* **Written task**
Exactly repeat the material, dropping every picture from the copy.

* **Recorded information**
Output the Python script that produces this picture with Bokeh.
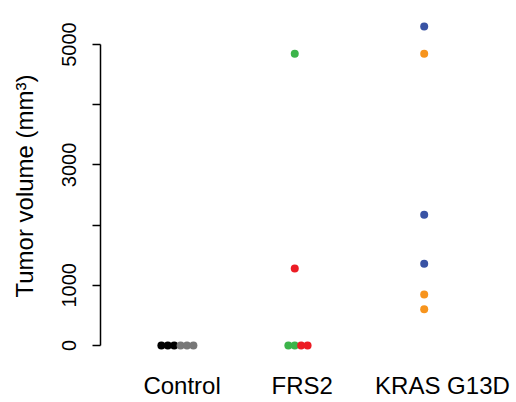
from bokeh.plotting import figure
from bokeh.models import Range1d, FixedTicker
from bokeh.embed import file_html
from bokeh.resources import INLINE

# ---- data ----
groups = ["Control", "FRS2", "KRAS G13D"]
group_pos = [1.0, 1.951, 3.0]          # x centre of each group's points
label_pos = [1.038, 2.011, 3.148]      # x of each category label
y_ticks = [0, 1000, 2000, 3000, 4000, 5000]
y_tick_labels = ["0", "1000", "", "3000", "", "5000"]

control_black = [0, 0, 0]
control_gray = [0, 0, 0]
frs2_green = [4845, 0, 0]
frs2_red = [1279, 0, 0]
kras_blue = [5299, 2171, 1357]
kras_orange = [4845, 847, 603]

# stacking slots (layout only: dodge of tied points)
STEP = 0.0519
series = [
    (0, control_black, [-2.5, -1.5, -0.5], "#000000"),
    (0, control_gray, [0.5, 1.5, 2.5], "#777777"),
    (1, frs2_green, [0, -1, 0], "#3cb44a"),
    (1, frs2_red, [0, 1, 2], "#ec1c24"),
    (2, kras_blue, [0, 0, 0], "#3953a4"),
    (2, kras_orange, [0, 0, 0], "#f7941d"),
]

FONT = "Liberation Sans"

p = figure(width=516, height=402, output_backend="svg", toolbar_location=None,
           x_range=Range1d(0.3768, 3.748), y_range=Range1d(-216, 5515),
           min_border_left=100, min_border_right=0, min_border_top=13,
           min_border_bottom=44)
p.outline_line_color = None
p.grid.visible = False

for gi, vals, slots, col in series:
    xs = [group_pos[gi] + s * STEP for s in slots]
    p.scatter(xs, vals, size=8, fill_color=col, line_color=None)

ax = p.yaxis[0]
ax.ticker = FixedTicker(ticks=y_ticks)
ax.major_label_overrides = {t: l for t, l in zip(y_ticks, y_tick_labels)}
ax.bounds = (0, 5000)
ax.major_label_orientation = "vertical"
ax.major_tick_out = 8
ax.major_tick_in = 0
ax.minor_tick_line_color = None
ax.axis_line_width = 1.5
ax.major_tick_line_width = 1.5
ax.axis_line_color = "#000000"
ax.major_tick_line_color = "#000000"
ax.major_label_text_font = FONT
ax.major_label_text_font_size = "20px"
ax.major_label_text_color = "#000000"
ax.major_label_standoff = 16
ax.axis_label = "Tumor volume (mm³)"
ax.axis_label_text_font = FONT
ax.axis_label_text_font_size = "24px"
ax.axis_label_text_font_style = "normal"
ax.axis_label_text_color = "#000000"
ax.axis_label_standoff = 22

xa = p.xaxis[0]
xa.ticker = FixedTicker(ticks=label_pos)
xa.major_label_overrides = {t: g for t, g in zip(label_pos, groups)}
xa.axis_line_color = None
xa.major_tick_line_color = None
xa.minor_tick_line_color = None
xa.major_tick_out = 0
xa.major_tick_in = 0
xa.major_label_standoff = 13
xa.major_label_text_font = FONT
xa.major_label_text_font_size = "24px"
xa.major_label_text_color = "#000000"

open("out.html", "w").write(file_html(p, INLINE))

* **Result of the task**
Output the Python script that produces this picture with Bokeh.
from bokeh.plotting import figure
from bokeh.models import Range1d, FixedTicker
from bokeh.embed import file_html
from bokeh.resources import INLINE

# ---- data ----
groups = ["Control", "FRS2", "KRAS G13D"]
group_pos = [1.0, 1.951, 3.0]          # x centre of each group's points
label_pos = [1.038, 2.011, 3.148]      # x of each category label
y_ticks = [0, 1000, 2000, 3000, 4000, 5000]
y_tick_labels = ["0", "1000", "", "3000", "", "5000"]

control_black = [0, 0, 0]
control_gray = [0, 0, 0]
frs2_green = [4845, 0, 0]
frs2_red = [1279, 0, 0]
kras_blue = [5299, 2171, 1357]
kras_orange = [4845, 847, 603]

# stacking slots (layout only: dodge of tied points)
STEP = 0.0519
series = [
    (0, control_black, [-2.5, -1.5, -0.5], "#000000"),
    (0, control_gray, [0.5, 1.5, 2.5], "#777777"),
    (1, frs2_green, [0, -1, 0], "#3cb44a"),
    (1, frs2_red, [0, 1, 2], "#ec1c24"),
    (2, kras_blue, [0, 0, 0], "#3953a4"),
    (2, kras_orange, [0, 0, 0], "#f7941d"),
]

FONT = "Liberation Sans"

p = figure(width=516, height=402, output_backend="svg", toolbar_location=None,
           x_range=Range1d(0.3768, 3.748), y_range=Range1d(-216, 5515),
           min_border_left=100, min_border_right=0, min_border_top=13,
           min_border_bottom=44)
p.outline_line_color = None
p.grid.visible = False

for gi, vals, slots, col in series:
    xs = [group_pos[gi] + s * STEP for s in slots]
    p.scatter(xs, vals, size=8, fill_color=col, line_color=None)

ax = p.yaxis[0]
ax.ticker = FixedTicker(ticks=y_ticks)
ax.major_label_overrides = {t: l for t, l in zip(y_ticks, y_tick_labels)}
ax.bounds = (0, 5000)
ax.major_label_orientation = "vertical"
ax.major_tick_out = 8
ax.major_tick_in = 0
ax.minor_tick_line_color = None
ax.axis_line_width = 1.5
ax.major_tick_line_width = 1.5
ax.axis_line_color = "#000000"
ax.major_tick_line_color = "#000000"
ax.major_label_text_font = FONT
ax.major_label_text_font_size = "20px"
ax.major_label_text_color = "#000000"
ax.major_label_standoff = 16
ax.axis_label = "Tumor volume (mm³)"
ax.axis_label_text_font = FONT
ax.axis_label_text_font_size = "24px"
ax.axis_label_text_font_style = "normal"
ax.axis_label_text_color = "#000000"
ax.axis_label_standoff = 22

xa = p.xaxis[0]
xa.ticker = FixedTicker(ticks=label_pos)
xa.major_label_overrides = {t: g for t, g in zip(label_pos, groups)}
xa.axis_line_color = None
xa.major_tick_line_color = None
xa.minor_tick_line_color = None
xa.major_tick_out = 0
xa.major_tick_in = 0
xa.major_label_standoff = 13
xa.major_label_text_font = FONT
xa.major_label_text_font_size = "24px"
xa.major_label_text_color = "#000000"

open("out.html", "w").write(file_html(p, INLINE))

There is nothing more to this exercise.